Même avec un niveau de fraude élevé, la victoire du pouvoir est hautement improbable

Mais le bilan de Félix Tshisekedi est tel – en matière sécuritaire avec la résurgence de la guerre à l’est et l’insécurité généralisée dans le pays, comme économique et sociale avec la dégradation ininterrompue des conditions de vie quotidiennes des Congolais – que même avec un niveau de fraude élevé, la victoire du pouvoir est hautement improbable. « Même en cas de fraude massive, le pouvoir ne pourra pas l’emporter le 20 décembre. C’est pourquoi il va déclarer, comme en 2018-2029 (lors du précédent scrutin, NDLR), des résultats sans rapport avec le résultat sorti des urnes. Et pour crédibiliser ces résultats truqués, il compte sur un argument : la dispersion des voix de l’opposition », explique un membre de l’équipe de campagne du Prix Nobel de la Paix 2018, Denis Mukwege.

De fait, même si l’union de l’opposition n’est pas indispensable pour l’emporter (c’est une des leçons du précédent scrutin que Kinshasa s’évertue à faire oublier), elle est utile pour retirer au pouvoir son argument-massue dont l’usage est éculé en Afrique.
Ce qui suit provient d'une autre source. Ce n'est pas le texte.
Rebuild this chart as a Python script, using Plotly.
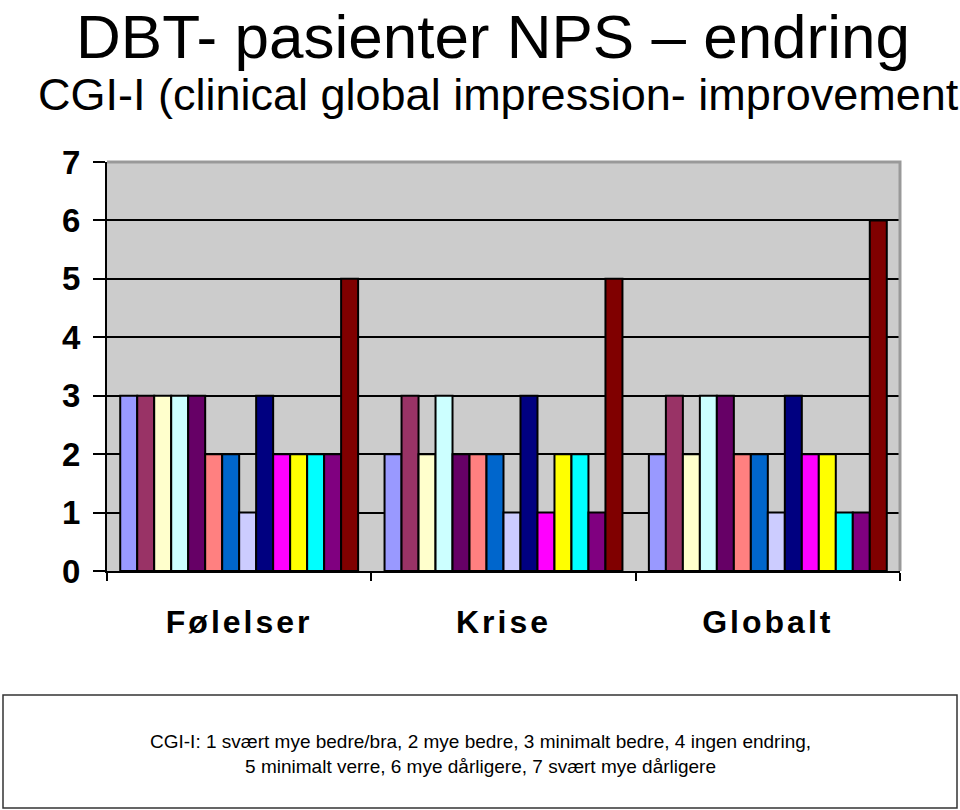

C’est ce qu’a clairement déclaré Delly Sessanga, lui aussi candidat à la présidentielle, il y a quelques jours, sur RFI : « Pour battre M. Tshisekedi, il n’y a pas besoin d’une candidature commune. Par contre, la candidature commune est utile pour endiguer la fraude, pour empêcher que le pouvoir ne puisse matérialiser son schéma de fraude ».

En 2018, la dispersion des candidatures n’avait pas empêché l’opposition de l’emporter

L’opposition en a parfaitement conscience. C’est pourquoi elle cherche à s’organiser malgré les tentatives de déstabilisation du pouvoir (qui stipendie certains opposants, et non des moindres…, parmi les 26 candidats à la présidentielle). « Si nous nous organisons dans l’opposition, ce n’est pas pour l’emporter. Nous savons que nous gagnerons dans les urnes malgré la triche. C’est pour décrédibiliser l’annonce de résultats sans aucun rapport avec la réalité », souligne un responsable d’Ensemble, le parti de Moïse Katumbi.

Et d’avertir : « 2023 ne sera pas la réédition de 2018 ». Cette année-là, Félix Tshisekedi avait été déclaré vainqueur de la présidentielle alors que, selon un décompte crédible de la CENCO, c’est Martin Fayulu qui l’avait remporté avec plus de 62 % des voix en dépit de… la dispersion des candidatures de l’opposition.